TJMS: Na vara onde atua, quando um casal vai discutir a guarda dos filhos, é comum o pedido de guarda compartilhada? Em que proporção?
Saskia: Embora, com a introdução no Código Civil, da guarda compartilhada como regra, data de dezembro/2014, muitos genitores ainda preferem adotar a tradicional guarda unilateral, abrindo mão de exercer a guarda do filho, o que a lei de fato lhes faculta.
Mas, cada vez mais, vislumbra-se na prática forense um aumento da procura pela guarda compartilhada e tem-se percebido desconhecimento e insegurança dos genitores em como aplicar o instituto.
É comum, com advento desse novo instituto, muitos genitores pleitearem guarda compartilhada, acreditando que com isso não necessitam mais pagar pensão alimentícia ou que passam a ter direito de simplesmente exigir ver o filho neste ou naquele dia, ou de impor às suas vontades, sem necessidade de combinações prévias entre genitores.

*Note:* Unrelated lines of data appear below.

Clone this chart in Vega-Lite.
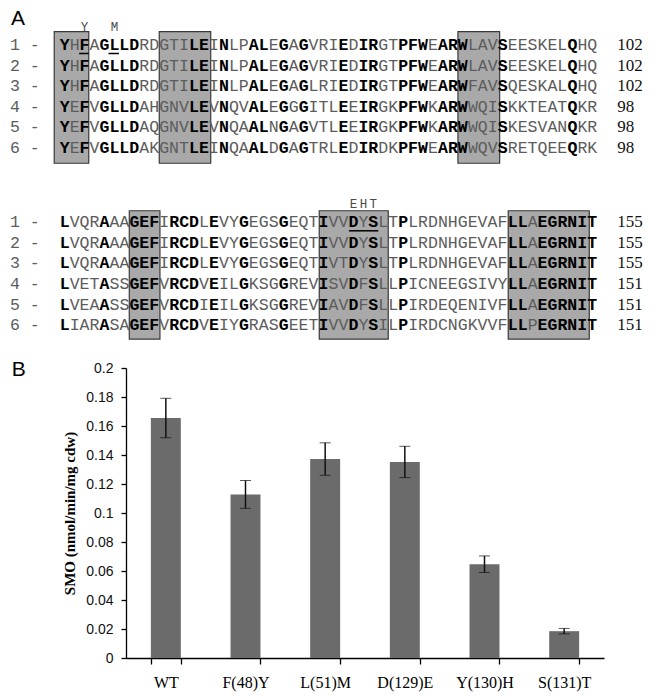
{
  "$schema": "https://vega.github.io/schema/vega-lite/v6.json",
  "padding": {"left": 9, "top": 0, "right": 0, "bottom": 5},
  "spacing": 0,
  "background": "white",
  "config": {"view": {"stroke": null}},
  "vconcat": [
    {
      "width": 478,
      "height": 180,
      "encoding": {
        "x": {"field": "col", "type": "quantitative", "scale": {"domain": [6.66, 54.67], "nice": false, "zero": false}, "axis": null},
        "y": {"field": "seq", "type": "quantitative", "scale": {"domain": [-1.1845, 7.553], "nice": false, "zero": false, "reverse": true}, "axis": null}
      },
      "layer": [
        {
          "data": {"values": [
            {"col": -0.55, "col2": 2.92, "seq": 0.35, "seq2": 6.74},
            {"col": 10.0, "col2": 15.17, "seq": 0.35, "seq2": 6.74},
            {"col": 40.0, "col2": 44.19, "seq": 0.35, "seq2": 6.74}
          ]},
          "mark": {"type": "rect", "fill": "#a9a9a9", "stroke": "#3a3a3a", "strokeWidth": 1.2},
          "encoding": {"x2": {"field": "col2"}, "y2": {"field": "seq2"}}
        },
        {
          "data": {"values": [
            {"col": -5, "seq": 1, "res": ["1 -", "2 -", "3 -", "4 -", "5 -", "6 -"]},
            {"col": 1, "seq": 1, "res": ["H", "H", "H", "E", "E", "E"]},
            {"col": 3, "seq": 1, "res": ["A", "A", "A", "V", "V", "V"]},
            {"col": 8, "seq": 1, "res": ["RDGTI", "RDGTI", "RDGTI", "AHGNV", "AQGNV", "AKGNT"]},
            {"col": 15, "seq": 1, "res": ["I", "I", "I", "V", "V", "I"]},
            {"col": 17, "seq": 1, "res": ["LP", "LP", "LP", "QV", "QA", "QA"]},
            {"col": 21, "seq": 1, "res": ["E", "E", "E", "E", "N", "D"]},
            {"col": 23, "seq": 1, "res": ["A", "A", "A", "G", "A", "A"]},
            {"col": 25, "seq": 1, "res": ["VRI", "VRI", "LRI", "ITL", "VTL", "TRL"]},
            {"col": 29, "seq": 1, "res": ["D", "D", "D", "E", "E", "D"]},
            {"col": 32, "seq": 1, "res": ["GT", "GT", "GT", "GK", "GK", "DK"]},
            {"col": 37, "seq": 1, "res": ["E", "E", "E", "K", "K", "E"]},
            {"col": 41, "seq": 1, "res": ["LAV", "LAV", "FAV", "WQI", "WQI", "WQV"]},
            {"col": 45, "seq": 1, "res": ["EESKEL", "EESKEL", "QESKAL", "KKTEAT", "KESVAN", "RETQEE"]},
            {"col": 52, "seq": 1, "res": ["HQ", "HQ", "HQ", "KR", "KR", "RK"]}
          ]},
          "mark": {"type": "text", "font": "Liberation Mono", "fontSize": 16.55, "lineHeight": 20.6, "align": "left", "baseline": "middle", "color": "#5c5c5c"},
          "encoding": {"text": {"field": "res"}}
        },
        {
          "data": {"values": [
            {"col": 0, "seq": 1, "res": ["Y", "Y", "Y", "Y", "Y", "Y"]},
            {"col": 2, "seq": 1, "res": ["F", "F", "F", "F", "F", "F"]},
            {"col": 4, "seq": 1, "res": ["GLLD", "GLLD", "GLLD", "GLLD", "GLLD", "GLLD"]},
            {"col": 13, "seq": 1, "res": ["LE", "LE", "LE", "LE", "LE", "LE"]},
            {"col": 16, "seq": 1, "res": ["N", "N", "N", "N", "N", "N"]},
            {"col": 19, "seq": 1, "res": ["AL", "AL", "AL", "AL", "AL", "AL"]},
            {"col": 22, "seq": 1, "res": ["G", "G", "G", "G", "G", "G"]},
            {"col": 24, "seq": 1, "res": ["G", "G", "G", "G", "G", "G"]},
            {"col": 28, "seq": 1, "res": ["E", "E", "E", "E", "E", "E"]},
            {"col": 30, "seq": 1, "res": ["IR", "IR", "IR", "IR", "IR", "IR"]},
            {"col": 34, "seq": 1, "res": ["PFW", "PFW", "PFW", "PFW", "PFW", "PFW"]},
            {"col": 38, "seq": 1, "res": ["ARW", "ARW", "ARW", "ARW", "ARW", "ARW"]},
            {"col": 44, "seq": 1, "res": ["S", "S", "S", "S", "S", "S"]},
            {"col": 51, "seq": 1, "res": ["Q", "Q", "Q", "Q", "Q", "Q"]}
          ]},
          "mark": {"type": "text", "font": "Liberation Mono", "fontSize": 16.55, "lineHeight": 20.6, "fontWeight": "bold", "align": "left", "baseline": "middle", "color": "#000000"},
          "encoding": {"text": {"field": "res"}}
        },
        {
          "data": {"values": [
            {"col": 56, "seq": 1, "res": ["102", "102", "102", "98", "98", "98"]}
          ]},
          "mark": {"type": "text", "font": "Liberation Serif", "fontSize": 17, "lineHeight": 20.6, "align": "left", "baseline": "middle", "color": "#111111"},
          "encoding": {"text": {"field": "res"}}
        },
        {
          "data": {"values": [
            {"col": 1.95, "col2": 2.9, "seq": 1},
            {"col": 4.9, "col2": 5.95, "seq": 1}
          ]},
          "mark": {"type": "rule", "color": "#000000", "strokeWidth": 1.5, "yOffset": 8.5},
          "encoding": {"x2": {"field": "col2"}}
        },
        {
          "data": {"values": [
            {"col": 2, "seq": 0.12, "aa": "Y"},
            {"col": 5, "seq": 0.12, "aa": "M"}
          ]},
          "mark": {"type": "text", "font": "Liberation Mono", "fontSize": 12.5, "align": "center", "baseline": "middle", "xOffset": 5, "color": "#4a4a4a"},
          "encoding": {"text": {"field": "aa"}}
        },
        {
          "data": {"values": [{"label": "A", "col": -4.9, "seq": -0.26}]},
          "mark": {"type": "text", "font": "Liberation Sans", "fontSize": 21, "align": "left", "baseline": "middle", "color": "#000000"},
          "encoding": {"text": {"field": "label"}}
        }
      ]
    },
    {
      "width": 478,
      "height": 178.5,
      "encoding": {
        "x": {"field": "col", "type": "quantitative", "scale": {"domain": [6.66, 54.67], "nice": false, "zero": false}, "axis": null},
        "y": {"field": "seq", "type": "quantitative", "scale": {"domain": [-1.0534, 7.612], "nice": false, "zero": false, "reverse": true}, "axis": null}
      },
      "layer": [
        {
          "data": {"values": [
            {"col": 6.99, "col2": 10.07, "seq": 0.44, "seq2": 6.67},
            {"col": 26.07, "col2": 33.0, "seq": 0.44, "seq2": 6.67},
            {"col": 45.05, "col2": 53.19, "seq": 0.44, "seq2": 6.67}
          ]},
          "mark": {"type": "rect", "fill": "#a9a9a9", "stroke": "#3a3a3a", "strokeWidth": 1.2},
          "encoding": {"x2": {"field": "col2"}, "y2": {"field": "seq2"}}
        },
        {
          "data": {"values": [
            {"col": -5, "seq": 1, "res": ["1 -", "2 -", "3 -", "4 -", "5 -", "6 -"]},
            {"col": 1, "seq": 1, "res": ["VQR", "VQR", "VQR", "VET", "VEA", "IAR"]},
            {"col": 5, "seq": 1, "res": ["AA", "AA", "AA", "SS", "SS", "SA"]},
            {"col": 10, "seq": 1, "res": ["I", "I", "I", "V", "V", "V"]},
            {"col": 14, "seq": 1, "res": ["L", "L", "L", "V", "I", "V"]},
            {"col": 16, "seq": 1, "res": ["VY", "VY", "VY", "IL", "IL", "IY"]},
            {"col": 19, "seq": 1, "res": ["EGS", "EGS", "EGS", "KSG", "KSG", "RAS"]},
            {"col": 23, "seq": 1, "res": ["EQT", "EQT", "EQT", "REV", "REV", "EET"]},
            {"col": 27, "seq": 1, "res": ["VV", "VV", "VT", "SV", "AV", "VV"]},
            {"col": 30, "seq": 1, "res": ["Y", "Y", "Y", "F", "F", "Y"]},
            {"col": 32, "seq": 1, "res": ["LT", "LT", "LT", "LL", "LL", "IL"]},
            {"col": 35, "seq": 1, "res": ["LRDNHGEVAF", "LRDNHGEVAF", "LRDNHGEVAF", "ICNEEGSIVY", "IRDEQENIVF", "IRDCNGKVVF"]},
            {"col": 47, "seq": 1, "res": ["A", "A", "A", "A", "A", "P"]}
          ]},
          "mark": {"type": "text", "font": "Liberation Mono", "fontSize": 16.55, "lineHeight": 20.6, "align": "left", "baseline": "middle", "color": "#5c5c5c"},
          "encoding": {"text": {"field": "res"}}
        },
        {
          "data": {"values": [
            {"col": 0, "seq": 1, "res": ["L", "L", "L", "L", "L", "L"]},
            {"col": 4, "seq": 1, "res": ["A", "A", "A", "A", "A", "A"]},
            {"col": 7, "seq": 1, "res": ["GEF", "GEF", "GEF", "GEF", "GEF", "GEF"]},
            {"col": 11, "seq": 1, "res": ["RCD", "RCD", "RCD", "RCD", "RCD", "RCD"]},
            {"col": 15, "seq": 1, "res": ["E", "E", "E", "E", "E", "E"]},
            {"col": 18, "seq": 1, "res": ["G", "G", "G", "G", "G", "G"]},
            {"col": 22, "seq": 1, "res": ["G", "G", "G", "G", "G", "G"]},
            {"col": 26, "seq": 1, "res": ["I", "I", "I", "I", "I", "I"]},
            {"col": 29, "seq": 1, "res": ["D", "D", "D", "D", "D", "D"]},
            {"col": 31, "seq": 1, "res": ["S", "S", "S", "S", "S", "S"]},
            {"col": 34, "seq": 1, "res": ["P", "P", "P", "P", "P", "P"]},
            {"col": 45, "seq": 1, "res": ["LL", "LL", "LL", "LL", "LL", "LL"]},
            {"col": 48, "seq": 1, "res": ["EGRNIT", "EGRNIT", "EGRNIT", "EGRNIT", "EGRNIT", "EGRNIT"]}
          ]},
          "mark": {"type": "text", "font": "Liberation Mono", "fontSize": 16.55, "lineHeight": 20.6, "fontWeight": "bold", "align": "left", "baseline": "middle", "color": "#000000"},
          "encoding": {"text": {"field": "res"}}
        },
        {
          "data": {"values": [
            {"col": 56, "seq": 1, "res": ["155", "155", "155", "151", "151", "151"]}
          ]},
          "mark": {"type": "text", "font": "Liberation Serif", "fontSize": 17, "lineHeight": 20.6, "align": "left", "baseline": "middle", "color": "#111111"},
          "encoding": {"text": {"field": "res"}}
        },
        {
          "data": {"values": [
            {"col": 29.05, "col2": 32.0, "seq": 1}
          ]},
          "mark": {"type": "rule", "color": "#000000", "strokeWidth": 1.5, "yOffset": 8.5},
          "encoding": {"x2": {"field": "col2"}}
        },
        {
          "data": {"values": [
            {"col": 29, "seq": 0.12, "aa": "E"},
            {"col": 30, "seq": 0.12, "aa": "H"},
            {"col": 31, "seq": 0.12, "aa": "T"}
          ]},
          "mark": {"type": "text", "font": "Liberation Mono", "fontSize": 12.5, "align": "center", "baseline": "middle", "xOffset": 5, "color": "#4a4a4a"},
          "encoding": {"text": {"field": "aa"}}
        },
        {
          "data": {"values": [{"sep": "panel break"}]},
          "mark": {"type": "rule", "color": "#9a9a9a", "strokeWidth": 1},
          "encoding": {"x": {"datum": -6.0}, "x2": {"datum": 59.7}, "y": {"datum": 7.2}}
        }
      ]
    },
    {
      "width": 478,
      "height": 290,
      "data": {"values": [
        {"mut": "WT", "smo": 0.1655, "err": 0.0136},
        {"mut": "F(48)Y", "smo": 0.1128, "err": 0.0096},
        {"mut": "L(51)M", "smo": 0.1372, "err": 0.0112},
        {"mut": "D(129)E", "smo": 0.1352, "err": 0.0108},
        {"mut": "Y(130)H", "smo": 0.0647, "err": 0.0057},
        {"mut": "S(131)T", "smo": 0.0185, "err": 0.0019}
      ]},
      "encoding": {
        "x": {
          "field": "mut", "type": "nominal", "sort": null,
          "scale": {"paddingInner": 0.624, "paddingOuter": 0.312},
          "axis": {"title": null, "labelAngle": 0, "labelFont": "Liberation Serif", "labelFontSize": 16, "labelColor": "#000000", "tickBand": "extent", "tickSize": 6, "tickColor": "#000000", "tickWidth": 1.3, "domainColor": "#000000", "domainWidth": 1.3, "labelPadding": 10}
        },
        "y": {
          "field": "smo", "type": "quantitative",
          "scale": {"domain": [0, 0.2], "nice": false},
          "axis": {"title": "SMO (nmol/min/mg cdw)", "titleFont": "Liberation Serif", "titleFontWeight": "bold", "titleFontSize": 15, "titleColor": "#000000", "titlePadding": 8, "values": [0, 0.02, 0.04, 0.06, 0.08, 0.1, 0.12, 0.14, 0.16, 0.18, 0.2], "format": "~g", "labelFont": "Liberation Sans", "labelFontSize": 14, "labelColor": "#111111", "labelPadding": 8, "tickSize": 5, "tickColor": "#000000", "tickWidth": 1.3, "domainColor": "#000000", "domainWidth": 1.3, "grid": false}
        }
      },
      "layer": [
        {"mark": {"type": "bar", "color": "#6b6b6b"}},
        {
          "mark": {"type": "errorbar", "ticks": {"size": 11, "color": "#111111", "strokeWidth": 1.5}, "rule": {"color": "#111111", "strokeWidth": 1.5}},
          "encoding": {"yError": {"field": "err"}}
        },
        {
          "data": {"values": [{"label": "B", "mut": "WT", "smo": 0.2}]},
          "mark": {"type": "text", "font": "Liberation Sans", "fontSize": 21, "align": "left", "baseline": "middle", "dx": -154, "dy": 2, "color": "#000000"},
          "encoding": {"text": {"field": "label"}}
        }
      ]
    }
  ]
}
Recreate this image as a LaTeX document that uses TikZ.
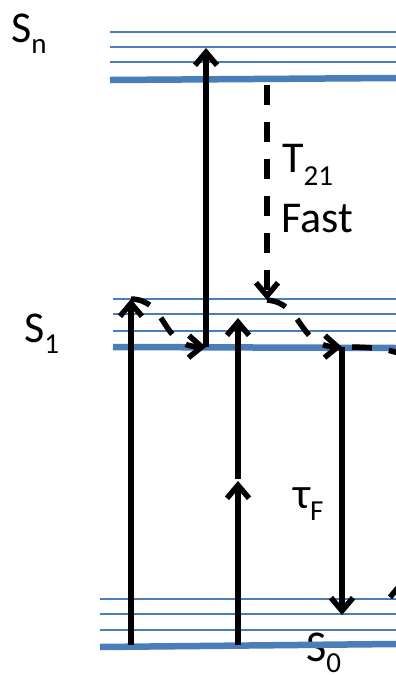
\documentclass[tikz,border=0pt]{standalone}
\usepackage{fontspec}
\setmainfont{Carlito}
\usetikzlibrary{arrows.meta}
\definecolor{lvl}{HTML}{4A7EBB}
\begin{document}
\begin{tikzpicture}[x=1pt,y=-1pt,
  thinlevel/.style={draw=lvl, line width=2pt},
  thicklevel/.style={draw=lvl, line width=6.5pt},
  arr/.style={line width=5.5pt, -{Straight Barb[length=13pt,width=22pt]}},
  darr/.style={arr, dash pattern=on 20pt off 17pt},
  dline/.style={line width=5.5pt, dash pattern=on 20pt off 17pt},
  lbl/.style={inner sep=0pt, anchor=base west, font=\fontsize{44}{44}\selectfont}]
\useasboundingbox (0,0) rectangle (396,675);
\clip (0,0) rectangle (396,675);
% labels
\node[lbl] (lsn) at (11,42) {S\raisebox{-11pt}{\fontsize{29}{29}\selectfont n}};
\node[lbl] (ls1) at (24,342) {S\raisebox{-11pt}{\fontsize{29}{29}\selectfont 1}};
\node[lbl] (ls0) at (306,661) {S\raisebox{-11pt}{\fontsize{29}{29}\selectfont 0}};
\node[lbl] (lt21) at (282,172) {T\raisebox{-13pt}{\fontsize{29}{29}\selectfont 21}};
\node[lbl] (lfast) at (281,232) {Fast};
\node[lbl] (ltau) at (293,508) {τ\raisebox{-12pt}{\fontsize{29}{29}\selectfont F}};
% levels
\foreach \y in {32,47,62} \draw[thinlevel] (110,\y) -- (396,\y);
\draw[thicklevel] (110,80) -- (396,78);
\foreach \y in {299,314,331} \draw[thinlevel] (113,\y) -- (396,\y);
\draw[thicklevel] (113,347) -- (396,348);
\foreach \y in {599,614,630} \draw[thinlevel] (100,\y) -- (396,\y);
\draw[thicklevel] (100,647) -- (396,644);
% points
\coordinate (p1b) at (131,645);
\coordinate (p1t) at (131,299);
\coordinate (p2b) at (206,347);
\coordinate (p2t) at (206,48);
\coordinate (p3b) at (238,645);
\coordinate (p3m) at (238,481);
\coordinate (p3n) at (238,479);
\coordinate (p3t) at (238,318);
\coordinate (pfb) at (342,347);
\coordinate (pft) at (342,615);
\coordinate (ptt) at (267,85);
\coordinate (ptb) at (267,300);
\coordinate (pr) at (425,370);
\coordinate (pxb) at (401,660);
\coordinate (pxt) at (401,580);
% solid arrows
\draw[arr] (p1b) -- (p1t);
\draw[arr] (p2b) -- (p2t);
\draw[arr] (p3b) -- (p3m);
\draw[arr] (p3n) -- (p3t);
\draw[arr] (pfb) -- (pft);
\draw[arr] (pxb) -- (pxt);
% dashed arrows
\draw[darr] (ptt) -- (ptb);
\draw[darr] (p1t) .. controls (168,300) and (160,346) .. (p2b);
\draw[darr] (ptb) .. controls (303,303) and (298,346) .. (pfb);
\draw[dline, dash phase=27pt] (pfb) .. controls (385,347) and (403,350) .. (pr);
\end{tikzpicture}
\end{document}
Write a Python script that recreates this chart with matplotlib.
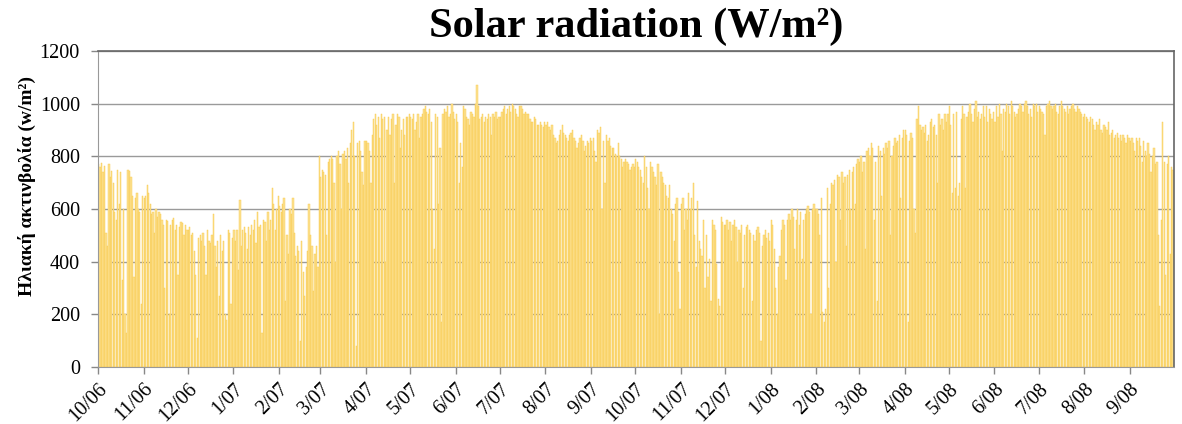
import numpy as np
import matplotlib
matplotlib.use("Agg")
import matplotlib.pyplot as plt

# daily peak solar radiation (W/m2), one list per month
oct06 = [770, 760, 775, 740, 765, 510, 460, 770, 720, 745, 700, 590, 560, 750, 620, 740, 330, 600, 200, 130,
         750, 745, 720, 650, 340, 640, 660, 600, 590, 240, 650]
nov06 = [640, 650, 690, 660, 620, 580, 590, 510, 600, 570, 590, 580, 560, 540, 300, 560, 555, 200, 540, 560,
         565, 520, 540, 350, 530, 550, 545, 500, 540, 520]
dec06 = [520, 530, 500, 510, 440, 350, 110, 490, 500, 480, 510, 460, 350, 520, 480, 470, 500, 580, 460, 380,
         480, 270, 500, 440, 480, 200, 180, 520, 510, 240, 490]
jan07 = [520, 480, 520, 370, 635, 460, 520, 530, 510, 450, 530, 500, 540, 520, 560, 470, 590, 530, 540, 130,
         560, 550, 480, 590, 520, 560, 680, 620, 520, 600, 650]
feb07 = [610, 590, 620, 640, 250, 500, 430, 600, 580, 640, 510, 420, 460, 440, 100, 480, 360, 270, 380, 440,
         620, 500, 460, 290, 430, 460, 380, 800]
mar07 = [720, 750, 740, 730, 500, 780, 790, 800, 790, 700, 400, 800, 820, 770, 600, 810, 820, 790, 830, 700,
         850, 900, 930, 800, 80, 850, 860, 820, 740, 690, 860]
apr07 = [860, 850, 820, 700, 880, 940, 960, 920, 950, 870, 960, 940, 950, 400, 900, 950, 880, 940, 960, 700,
         920, 960, 950, 830, 900, 940, 880, 950, 950, 960]
may07 = [950, 940, 960, 900, 930, 960, 870, 950, 960, 980, 990, 970, 960, 980, 930, 600, 450, 960, 950, 620,
         830, 170, 960, 980, 970, 990, 950, 960, 1000, 970, 940]
jun07 = [960, 930, 700, 850, 760, 990, 980, 950, 940, 920, 970, 960, 950, 1000, 1070, 990, 940, 950, 960, 930,
         950, 940, 960, 950, 880, 960, 950, 970, 940, 950]
jul07 = [950, 970, 980, 990, 960, 980, 990, 970, 1000, 990, 980, 960, 950, 990, 990, 980, 960, 970, 960, 960,
         940, 930, 930, 950, 940, 920, 920, 930, 920, 910, 930]
aug07 = [920, 930, 910, 900, 920, 880, 870, 850, 860, 880, 900, 920, 890, 880, 870, 860, 880, 890, 900, 870,
         860, 830, 850, 870, 880, 860, 820, 840, 860, 850, 870]
sep07 = [860, 870, 820, 780, 900, 890, 910, 600, 860, 700, 880, 860, 870, 840, 830, 830, 810, 800, 850, 800,
         790, 760, 780, 790, 780, 770, 750, 760, 770, 760]
oct07 = [790, 780, 760, 750, 720, 700, 800, 760, 680, 600, 780, 760, 740, 720, 690, 770, 200, 740, 720, 700,
         690, 650, 640, 690, 600, 580, 480, 620, 640, 360, 220]
nov07 = [620, 640, 520, 600, 560, 660, 600, 640, 700, 500, 380, 630, 480, 450, 420, 560, 300, 500, 340, 410,
         250, 560, 540, 520, 390, 260, 230, 570, 550, 540]
dec07 = [540, 560, 520, 550, 480, 540, 560, 530, 400, 520, 510, 540, 300, 500, 530, 540, 520, 510, 250, 500,
         480, 520, 530, 510, 100, 460, 500, 520, 490, 510, 480]
jan08 = [560, 540, 450, 300, 200, 380, 420, 520, 560, 540, 330, 560, 580, 560, 600, 570, 450, 560, 600, 540,
         590, 410, 560, 580, 600, 610, 590, 200, 600, 620, 600]
feb08 = [600, 580, 500, 640, 210, 170, 220, 680, 300, 620, 700, 690, 710, 400, 730, 720, 560, 740, 700, 720,
         460, 730, 750, 600, 740, 760, 620, 770, 790]
mar08 = [780, 800, 740, 780, 450, 820, 830, 800, 850, 830, 560, 780, 250, 840, 820, 650, 830, 810, 850, 830,
         860, 500, 800, 840, 870, 850, 860, 880, 640, 870, 900]
apr08 = [900, 880, 170, 860, 890, 870, 600, 510, 940, 990, 920, 900, 910, 890, 920, 860, 880, 930, 940, 910,
         920, 880, 700, 960, 920, 940, 900, 960, 930, 960]
may08 = [990, 920, 660, 960, 680, 970, 650, 700, 940, 990, 960, 680, 950, 970, 1000, 960, 930, 980, 1010, 950,
         970, 940, 960, 990, 950, 990, 930, 980, 960, 940, 970]
jun08 = [930, 990, 950, 1000, 960, 820, 980, 970, 1000, 990, 960, 1010, 990, 970, 950, 960, 980, 1000, 990, 970,
         1000, 1010, 990, 960, 980, 950, 1000, 990, 1000, 970]
jul08 = [990, 980, 970, 960, 880, 990, 1000, 1010, 990, 980, 990, 1000, 970, 960, 990, 1010, 990, 980, 970, 990,
         960, 980, 990, 1000, 980, 970, 990, 980, 970, 960, 950]
aug08 = [960, 950, 940, 930, 950, 940, 920, 900, 930, 920, 940, 900, 890, 920, 910, 900, 930, 880, 890, 900,
         870, 880, 890, 870, 880, 860, 880, 870, 850, 880, 870]
sep08 = [860, 870, 850, 820, 870, 860, 870, 840, 780, 860, 820, 800, 850, 810, 740, 800, 830, 770, 780, 500,
         230, 560, 930, 780, 350, 770, 800, 430, 760, 750]

months = [oct06, nov06, dec06, jan07, feb07, mar07, apr07, may07, jun07, jul07, aug07, sep07,
          oct07, nov07, dec07, jan08, feb08, mar08, apr08, may08, jun08, jul08, aug08, sep08]
month_labels = ["10/06", "11/06", "12/06", "1/07", "2/07", "3/07", "4/07", "5/07", "6/07", "7/07",
                "8/07", "9/07", "10/07", "11/07", "12/07", "1/08", "2/08", "3/08", "4/08", "5/08",
                "6/08", "7/08", "8/08", "9/08"]

values = np.concatenate([np.array(m, dtype=float) for m in months])
days = np.arange(len(values))
month_starts = np.cumsum([0] + [len(m) for m in months[:-1]])

fig = plt.figure(figsize=(11.82, 4.24), dpi=100)
ax = fig.add_axes([0.0829, 0.1344, 0.9103, 0.7453])

ax.bar(days, values, width=0.85, align="edge", color="#FDE293",
       edgecolor="#F8C846", linewidth=0.3, zorder=2)

ax.set_xlim(0, len(values))
ax.set_ylim(0, 1200)
ax.set_yticks(range(0, 1201, 200))
ax.grid(True, axis="y", color="#9a9a9a", linewidth=1.0, zorder=1)
ax.set_axisbelow(True)

ax.set_xticks(month_starts)
ax.set_xticklabels(month_labels, rotation=45, ha="right", rotation_mode="anchor",
                   fontsize=14.5, family="Liberation Serif")
for lab in ax.get_yticklabels():
    lab.set_family("Liberation Serif")
    lab.set_fontsize(14.5)
ax.tick_params(axis="both", colors="#888888", length=5, width=1, labelcolor="black")
ax.tick_params(axis="x", pad=4)
ax.tick_params(axis="y", pad=8)

for side in ["left", "bottom"]:
    ax.spines[side].set_color("#999999")
ax.spines["top"].set_color("#666666")
ax.spines["right"].set_color("#666666")
ax.spines["top"].set_linewidth(1.2)
ax.spines["right"].set_linewidth(1.2)

fig.text(0.538, 0.936, "Solar radiation (W/m²)", ha="center", va="center",
         fontsize=30.5, fontweight="bold", family="Liberation Serif")
fig.text(0.023, 0.561, "Ηλιακή ακτινβολία (w/m²)", ha="center", va="center", rotation=90,
         fontsize=14, fontweight="bold", family="Liberation Serif")

fig.savefig("out.png", dpi=100)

Não raras vezes também a guarda unilateral (instituto habitualmente aplicado até o advento de referidas alterações legais) é equivocadamente compreendida como verdadeira “propriedade” do menor, como se o guardião tivesse direito de decidir com exclusividade todos os pormenores da rotina da criança, somente “emprestando” o filho por algumas horas ao outro genitor, quando do exercício do direito de visita.
A guarda compartilhada que, em síntese, significa responsabilização conjunta, é o exercício de direitos e deveres do pai e da mãe, quando bem compreendida, e aplicada com bom senso e moderação, relevando o bem-estar da criança, é razoável e salutar para a criança.